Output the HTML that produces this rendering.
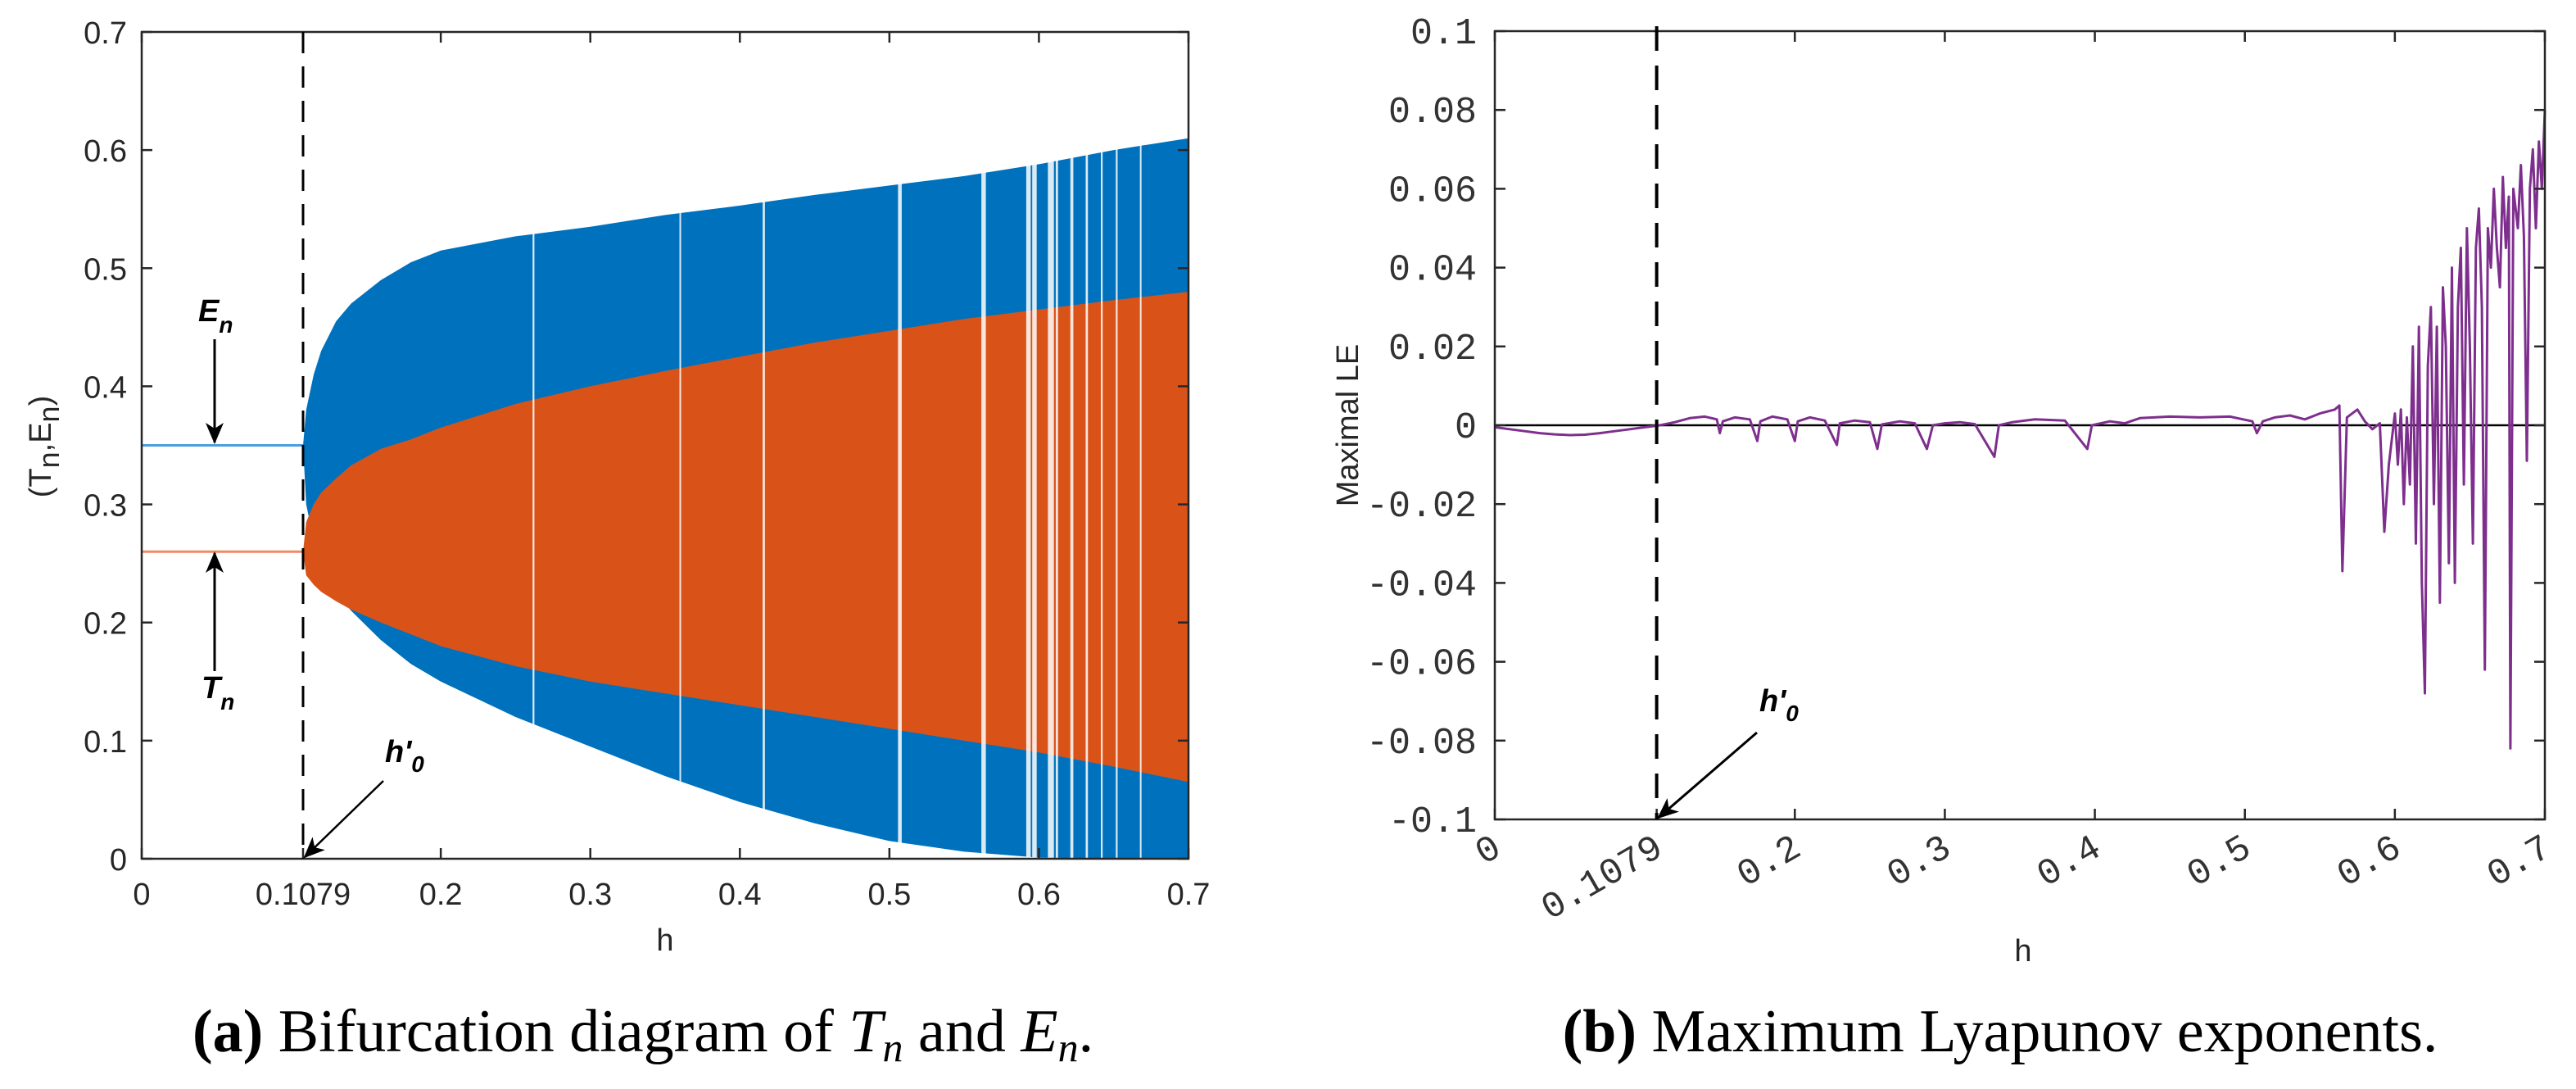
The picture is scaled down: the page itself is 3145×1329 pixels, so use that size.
<!DOCTYPE html>
<html><head><meta charset="utf-8">
<style>
html,body{margin:0;padding:0;background:#fff;}
svg{display:block;}
.tk{font-family:"Liberation Sans",sans-serif;font-size:38px;fill:#262626;}
.mono{font-family:"Liberation Mono",monospace;font-size:45px;fill:#333;}
.cap{font-family:"Liberation Serif",serif;font-size:74px;fill:#000;}
.ann{font-family:"Liberation Sans",sans-serif;font-size:38px;font-weight:bold;font-style:italic;fill:#000;}
</style></head>
<body>
<svg id="fig" width="3145" height="1329" viewBox="0 0 3145 1329" xmlns="http://www.w3.org/2000/svg">
<defs>
<marker id="ahb" markerWidth="26" markerHeight="26" refX="24" refY="13" orient="auto" markerUnits="userSpaceOnUse" viewBox="0 0 26 26">
<path d="M0,2 L26,13 L0,24 L7,13 Z" fill="#000"/></marker>
</defs>
<g id="left"></g>
<g id="right"></g>
<text class="cap" x="785" y="1283" text-anchor="middle"><tspan font-weight="bold">(a)</tspan> Bifurcation diagram of <tspan font-style="italic">T</tspan><tspan font-style="italic" font-size="50" dy="12">n</tspan><tspan dy="-12"> and </tspan><tspan font-style="italic">E</tspan><tspan font-style="italic" font-size="50" dy="12">n</tspan><tspan dy="-12">.</tspan></text>
<text class="cap" x="2442" y="1283" text-anchor="middle"><tspan font-weight="bold">(b)</tspan> Maximum Lyapunov exponents.</text>
</svg>
<script>
// ---- Left chart data ----
const envH      = [0.1079,0.11,0.115,0.12,0.13,0.14,0.16,0.18,0.2,0.25,0.3,0.35,0.4,0.45,0.5,0.55,0.6,0.65,0.7];
const blueUpper = [0.35,0.38,0.41,0.43,0.455,0.47,0.49,0.505,0.515,0.527,0.535,0.545,0.553,0.562,0.57,0.578,0.588,0.6,0.61];
const blueLower = [0.35,0.30,0.27,0.25,0.225,0.21,0.185,0.165,0.15,0.12,0.095,0.07,0.048,0.03,0.015,0.006,0.001,0,0];
const orgUpper  = [0.26,0.285,0.3,0.31,0.322,0.333,0.347,0.355,0.365,0.385,0.4,0.413,0.425,0.437,0.447,0.457,0.465,0.473,0.48];
const orgLower  = [0.26,0.24,0.232,0.226,0.218,0.211,0.2,0.19,0.18,0.163,0.15,0.14,0.13,0.12,0.11,0.1,0.09,0.078,0.065];
const gapH      = [0.262,0.36,0.416,0.507,0.563,0.593,0.597,0.608,0.612,0.622,0.632,0.642,0.652,0.668];
const gapW      = [0.0012,0.0008,0.0015,0.0025,0.003,0.003,0.003,0.004,0.0015,0.002,0.0015,0.0012,0.0012,0.001];
const leftXTicks = [0,0.1079,0.2,0.3,0.4,0.5,0.6,0.7];
const leftXLabels = ["0","0.1079","0.2","0.3","0.4","0.5","0.6","0.7"];
const leftYTicks = [0,0.1,0.2,0.3,0.4,0.5,0.6,0.7];
const leftYLabels = ["0","0.1","0.2","0.3","0.4","0.5","0.6","0.7"];
const bifH = 0.1079, eLevel = 0.35, tLevel = 0.26;

// ---- Right chart data ----
const leH = [0,0.01,0.02,0.03,0.04,0.05,0.06,0.07,0.08,0.09,0.1,0.11,0.12,0.13,0.14,0.148,0.15,0.152,0.16,0.17,0.175,0.177,0.185,0.195,0.2,0.202,0.21,0.22,0.228,0.23,0.24,0.25,0.255,0.258,0.27,0.28,0.288,0.292,0.3,0.31,0.32,0.333,0.336,0.345,0.36,0.38,0.395,0.398,0.41,0.42,0.43,0.45,0.47,0.49,0.505,0.508,0.512,0.52,0.53,0.54,0.55,0.56,0.563,0.565,0.568,0.575,0.58,0.585,0.59,0.593,0.596,0.6,0.602,0.604,0.606,0.608,0.61,0.612,0.614,0.616,0.618,0.62,0.622,0.624,0.626,0.628,0.63,0.632,0.634,0.636,0.638,0.64,0.642,0.644,0.646,0.648,0.65,0.652,0.654,0.656,0.658,0.66,0.662,0.664,0.666,0.668,0.67,0.672,0.674,0.676,0.677,0.679,0.682,0.684,0.686,0.688,0.69,0.692,0.694,0.696,0.698,0.7];
const leV = [-0.0005,-0.001,-0.0015,-0.002,-0.0023,-0.0025,-0.0024,-0.002,-0.0015,-0.001,-0.0005,0,0.0008,0.0018,0.0022,0.0015,-0.002,0.001,0.002,0.0015,-0.004,0.001,0.0022,0.0015,-0.004,0.001,0.002,0.0012,-0.005,0.0005,0.0012,0.0008,-0.006,0.0002,0.001,0.0005,-0.006,0,0.0005,0.0008,0.0003,-0.008,0,0.0008,0.0015,0.0012,-0.006,0,0.001,0.0005,0.0018,0.0022,0.002,0.0022,0.001,-0.002,0.001,0.002,0.0025,0.0015,0.003,0.004,0.005,-0.037,0.002,0.004,0.001,-0.001,0.0005,-0.027,-0.01,0.003,-0.01,0.004,-0.02,0.002,-0.015,0.02,-0.03,0.025,-0.04,-0.068,0.015,0.03,-0.02,0.025,-0.045,0.035,0.02,-0.035,0.04,-0.04,0.03,0.045,-0.015,0.05,0.02,-0.03,0.045,0.055,0.03,-0.062,0.05,0.04,0.06,0.045,0.035,0.063,0.045,0.058,-0.082,0.06,0.05,0.066,0.048,-0.009,0.06,0.07,0.05,0.072,0.06,0.08];
const rightXTicks = [0,0.1079,0.2,0.3,0.4,0.5,0.6,0.7];
const rightXLabels = ["0","0.1079","0.2","0.3","0.4","0.5","0.6","0.7"];
const rightYTicks = [-0.1,-0.08,-0.06,-0.04,-0.02,0,0.02,0.04,0.06,0.08,0.1];
const rightYLabels = ["-0.1","-0.08","-0.06","-0.04","-0.02","0","0.02","0.04","0.06","0.08","0.1"];

const NS = "http://www.w3.org/2000/svg";
function mk(tag, attrs, parent){ const e=document.createElementNS(NS,tag); for(const k in attrs) e.setAttribute(k,attrs[k]); parent.appendChild(e); return e; }

// ---- Left chart ----
const L = {x0:173,x1:1451,y0:1048,y1:39};
const lx = h => L.x0 + h/0.7*(L.x1-L.x0);
const ly = v => L.y0 - v/0.7*(L.y0-L.y1);
const gl = document.getElementById('left');
function band(up, lo, color, name){
  let d = "M" + envH.map((h,i)=>lx(h).toFixed(1)+","+ly(up[i]).toFixed(1)).join(" L");
  for(let i=envH.length-1;i>=0;i--) d += " L"+lx(envH[i]).toFixed(1)+","+ly(lo[i]).toFixed(1);
  const p = mk('path',{d:d+" Z",fill:color},gl);
  
  
}
band(blueUpper, blueLower, "#0072BD", "en-band");
band(orgUpper, orgLower, "#D95319", "tn-band");
gapH.forEach((h,i)=>{
  const r = mk('rect',{x:lx(h-gapW[i]/2),y:ly(0.62),width:Math.max(2,lx(gapW[i])-lx(0)),height:ly(0)-ly(0.62),fill:"#fff",opacity:0.85},gl);
  
  
});
let e1 = mk('line',{x1:L.x0,x2:lx(bifH),y1:ly(eLevel),y2:ly(eLevel),stroke:"#4a9ee0","stroke-width":3},gl);


let t1 = mk('line',{x1:L.x0,x2:lx(bifH),y1:ly(tLevel),y2:ly(tLevel),stroke:"#f08a60","stroke-width":3},gl);


let ax = mk('rect',{x:L.x0,y:L.y1,width:L.x1-L.x0,height:L.y0-L.y1,fill:"none",stroke:"#262626","stroke-width":2.5},gl);


leftXTicks.forEach((v,i)=>{
  mk('line',{x1:lx(v),x2:lx(v),y1:L.y0,y2:L.y0-13,stroke:"#262626","stroke-width":2.5},gl);
  mk('line',{x1:lx(v),x2:lx(v),y1:L.y1,y2:L.y1+13,stroke:"#262626","stroke-width":2.5},gl);
  const t = mk('text',{x:lx(v),y:1104,class:"tk","text-anchor":"middle"},gl);
  t.textContent = leftXLabels[i];
  
  
});
leftYTicks.forEach((v,i)=>{
  mk('line',{x1:L.x0,x2:L.x0+13,y1:ly(v),y2:ly(v),stroke:"#262626","stroke-width":2.5},gl);
  mk('line',{x1:L.x1,x2:L.x1-13,y1:ly(v),y2:ly(v),stroke:"#262626","stroke-width":2.5},gl);
  const t = mk('text',{x:155,y:ly(v)+14,class:"tk","text-anchor":"end"},gl);
  t.textContent = leftYLabels[i];
  
  
});
let dl = mk('line',{x1:lx(bifH),x2:lx(bifH),y1:L.y1,y2:L.y0,stroke:"#000","stroke-width":3,"stroke-dasharray":"26,16"},gl);


let xl = mk('text',{x:812,y:1160,class:"tk","text-anchor":"middle","font-size":"42"},gl);
xl.textContent = "h";


let yl = mk('text',{x:0,y:0,class:"tk","text-anchor":"middle","font-size":"50",transform:"translate(62,545) rotate(-90)"},gl);
yl.innerHTML = `(T<tspan font-size="36" dy="10">n</tspan><tspan dy="-10">,E</tspan><tspan font-size="36" dy="10">n</tspan><tspan dy="-10">)</tspan>`;


// annotations
let ae = mk('line',{x1:262,y1:414,x2:262,y2:540,stroke:"#000","stroke-width":3,"marker-end":"url(#ahb)"},gl);


let at = mk('line',{x1:262,y1:819,x2:262,y2:675,stroke:"#000","stroke-width":3,"marker-end":"url(#ahb)"},gl);


let te = mk('text',{x:242,y:392,class:"ann"},gl);
te.innerHTML = `E<tspan font-size="28" dy="14">n</tspan>`;


let tt = mk('text',{x:246,y:852,class:"ann"},gl);
tt.innerHTML = `T<tspan font-size="28" dy="14">n</tspan>`;


let ah = mk('line',{x1:468,y1:953,x2:lx(bifH)+2,y2:L.y0-2,stroke:"#000","stroke-width":2.5,"marker-end":"url(#ahb)"},gl);


let th = mk('text',{x:470,y:930,class:"ann"},gl);
th.innerHTML = `h'<tspan font-size="28" dy="12">0</tspan>`;



// ---- Right chart ----
const R = {x0:1825,x1:3107,y0:1000,y1:38};
const rx = h => R.x0 + h/0.7*(R.x1-R.x0);
const ry = v => R.y0 - (v+0.1)/0.2*(R.y0-R.y1);
const gr = document.getElementById('right');
let zl = mk('line',{x1:R.x0,x2:R.x1,y1:ry(0),y2:ry(0),stroke:"#000","stroke-width":2.5},gr);


let pd = "M" + leH.map((h,i)=>rx(h).toFixed(1)+","+ry(leV[i]).toFixed(1)).join(" L");
let le = mk('path',{d:pd,fill:"none",stroke:"#7E2F8E","stroke-width":3,"stroke-linejoin":"round"},gr);


let rax = mk('rect',{x:R.x0,y:R.y1,width:R.x1-R.x0,height:R.y0-R.y1,fill:"none",stroke:"#262626","stroke-width":2.5},gr);


rightXTicks.forEach((v,i)=>{
  mk('line',{x1:rx(v),x2:rx(v),y1:R.y0,y2:R.y0-13,stroke:"#262626","stroke-width":2.5},gr);
  mk('line',{x1:rx(v),x2:rx(v),y1:R.y1,y2:R.y1+13,stroke:"#262626","stroke-width":2.5},gr);
  const t = mk('text',{x:0,y:0,class:"mono","text-anchor":"end",transform:"translate("+(rx(v)+10)+",1042) rotate(-30)"},gr);
  t.textContent = rightXLabels[i];
  
  
});
rightYTicks.forEach((v,i)=>{
  mk('line',{x1:R.x0,x2:R.x0+13,y1:ry(v),y2:ry(v),stroke:"#262626","stroke-width":2.5},gr);
  mk('line',{x1:R.x1,x2:R.x1-13,y1:ry(v),y2:ry(v),stroke:"#262626","stroke-width":2.5},gr);
  const t = mk('text',{x:1803,y:ry(v)+15,class:"mono","text-anchor":"end"},gr);
  t.textContent = rightYLabels[i];
  
  
});
let rdl = mk('line',{x1:rx(bifH),x2:rx(bifH),y1:R.y1-6,y2:R.y0,stroke:"#000","stroke-width":4,"stroke-dasharray":"30,18"},gr);


let rxl = mk('text',{x:2470,y:1173,class:"tk","text-anchor":"middle","font-size":"42"},gr);
rxl.textContent = "h";


let ryl = mk('text',{x:0,y:0,class:"tk","text-anchor":"middle",transform:"translate(1658,519) rotate(-90)","font-size":"46"},gr);
ryl.textContent = "Maximal LE";


let rah = mk('line',{x1:2145,y1:894,x2:rx(bifH)+2,y2:R.y0-2,stroke:"#000","stroke-width":3,"marker-end":"url(#ahb)"},gr);


let rth = mk('text',{x:2148,y:868,class:"ann"},gr);
rth.innerHTML = `h'<tspan font-size="28" dy="12">0</tspan>`;


</script>
</body></html>
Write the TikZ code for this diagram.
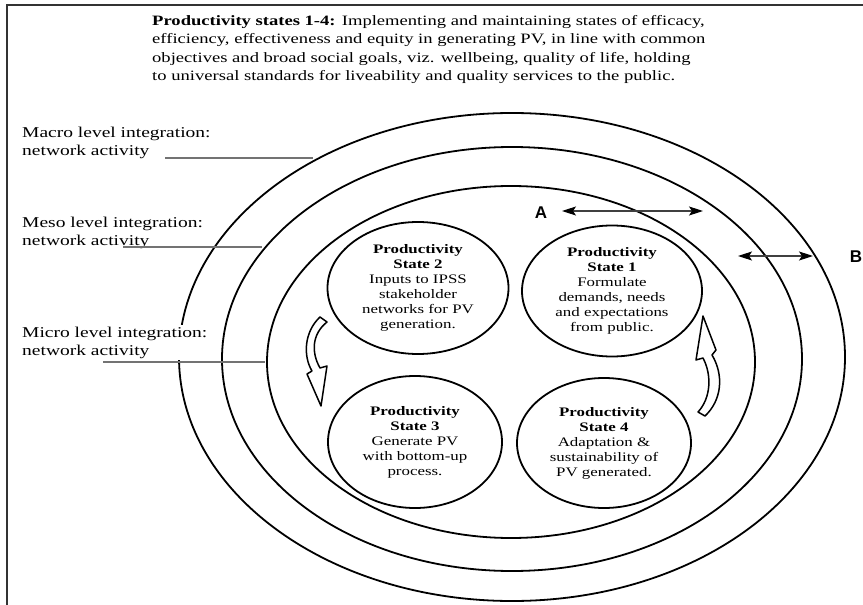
\documentclass[tikz,border=0pt]{standalone}
\usepackage{fontspec}
\setmainfont{Liberation Serif}[FakeStretch=1.3]
\newfontfamily\lettersans{Liberation Sans}
\usetikzlibrary{shapes.geometric,arrows.meta}

\tikzset{
  frameline/.style={draw=black!80, line width=1.3pt},
  titletext/.style={anchor=north west, align=left, inner sep=0pt,
    font=\fontsize{14.3}{18.5}\selectfont},
  levellabel/.style={anchor=north west, align=left, inner sep=0pt,
    font=\fontsize{15}{17.5}\selectfont},
  ring/.style={ellipse, draw, line width=1.8pt, inner sep=0pt},
  statenode/.style={ellipse, draw, line width=1.8pt, inner sep=0pt, align=center,
    font=\fontsize{13}{15}\selectfont},
  leader/.style={draw=black!55, line width=1.5pt},
  letter/.style={inner sep=0pt, font=\lettersans\bfseries\fontsize{17}{17}\selectfont},
  headtip/.tip={Stealth[length=14pt,width=9pt,inset=3pt,black]},
  twoway/.style={draw=black!75, line width=1.2pt, headtip-headtip},
  cyclearrow/.style={draw, line width=1.5pt, fill=white, line join=round}
}

\begin{document}
\begin{tikzpicture}[x=1pt,y=-1pt]
\useasboundingbox (0,0) rectangle (863,605);

% page frame
\draw[frameline] (7,605) -- (7,5) -- (863,5);

% heading
\node[titletext] (title) at (152,15) {\textbf{Productivity states 1-4:} Implementing and maintaining states of efficacy,\\
efficiency, effectiveness and equity in generating PV, in line with common\\
objectives and broad social goals, viz. wellbeing, quality of life, holding\\
to universal standards for liveability and quality services to the public.};

% integration levels
\node[ring, minimum width=666pt, minimum height=488pt] (macro) at (512,357) {};
\node[ring, minimum width=580pt, minimum height=424pt] (meso) at (512,359) {};
\node[ring, minimum width=488pt, minimum height=352pt] (micro) at (511,362) {};

% productivity states
\node[statenode, minimum width=181pt, minimum height=132pt] (s2) at (418,288)
  {\textbf{Productivity}\\\textbf{State 2}\\Inputs to IPSS\\stakeholder\\networks for PV\\generation.};
\node[statenode, minimum width=180pt, minimum height=131pt] (s1) at (612,291)
  {\textbf{Productivity}\\\textbf{State 1}\\Formulate\\demands, needs\\and expectations\\from public.};
\node[statenode, minimum width=174pt, minimum height=132pt] (s3) at (415,442)
  {\textbf{Productivity}\\\textbf{State 3}\\Generate PV\\with bottom-up\\process.};
\node[statenode, minimum width=174pt, minimum height=130pt] (s4) at (604,443)
  {\raisebox{6pt}{\begin{tabular}{@{}c@{}}\textbf{Productivity}\\\textbf{State 4}\\Adaptation \&\\sustainability of\\PV generated.\end{tabular}}};

% level labels
\node[levellabel] (lmacro) at (22,127) {Macro level integration:\\network activity};
\node[levellabel] (lmeso) at (22,217) {Meso level integration:\\network activity};
\node[levellabel, fill=white, inner ysep=2pt] (lmicro) at (22,325) {Micro level integration:\\network activity};

% leader lines from labels to rings
\coordinate (macroT) at (165,158);
\coordinate (macroE) at (313,158);
\coordinate (mesoT) at (123,247);
\coordinate (mesoE) at (262,247);
\coordinate (microT) at (103,362);
\coordinate (microE) at (265,362);
\draw[leader] (macroT) -- (macroE);
\draw[leader] (mesoT) -- (mesoE);
\draw[leader] (microT) -- (microE);

% distance markers A and B
\node[letter] (A) at (541,213) {A};
\node[letter] (B) at (856,257) {B};
\coordinate (aL) at (562,211);
\coordinate (aR) at (703,211);
\coordinate (bL) at (738,256);
\coordinate (bR) at (813,256);
\draw[twoway] (aL) -- (aR);
\draw[twoway] (bL) -- (bR);

% cycle arrows between states
\draw[cyclearrow] (321,406) -- (327,366) -- (320,368)
  .. controls (311,352) and (312,334) .. (327,322) -- (320,317)
  .. controls (304,332) and (303,356) .. (312,371) -- (307,374) -- cycle;
\draw[cyclearrow] (703,316) -- (696,360) -- (703,358)
  .. controls (712,375) and (711,398) .. (698,412) -- (705,416)
  .. controls (722,400) and (724,375) .. (712,355) -- (716,350) -- cycle;
\end{tikzpicture}
\end{document}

◇ ◇ ◇ ◇

### Short problem:
Using the records above, copy each line that contains "page".

### Written solution:
The picture is scaled down: the page itself is 3145×1329 pixels, so use that size.
% page frame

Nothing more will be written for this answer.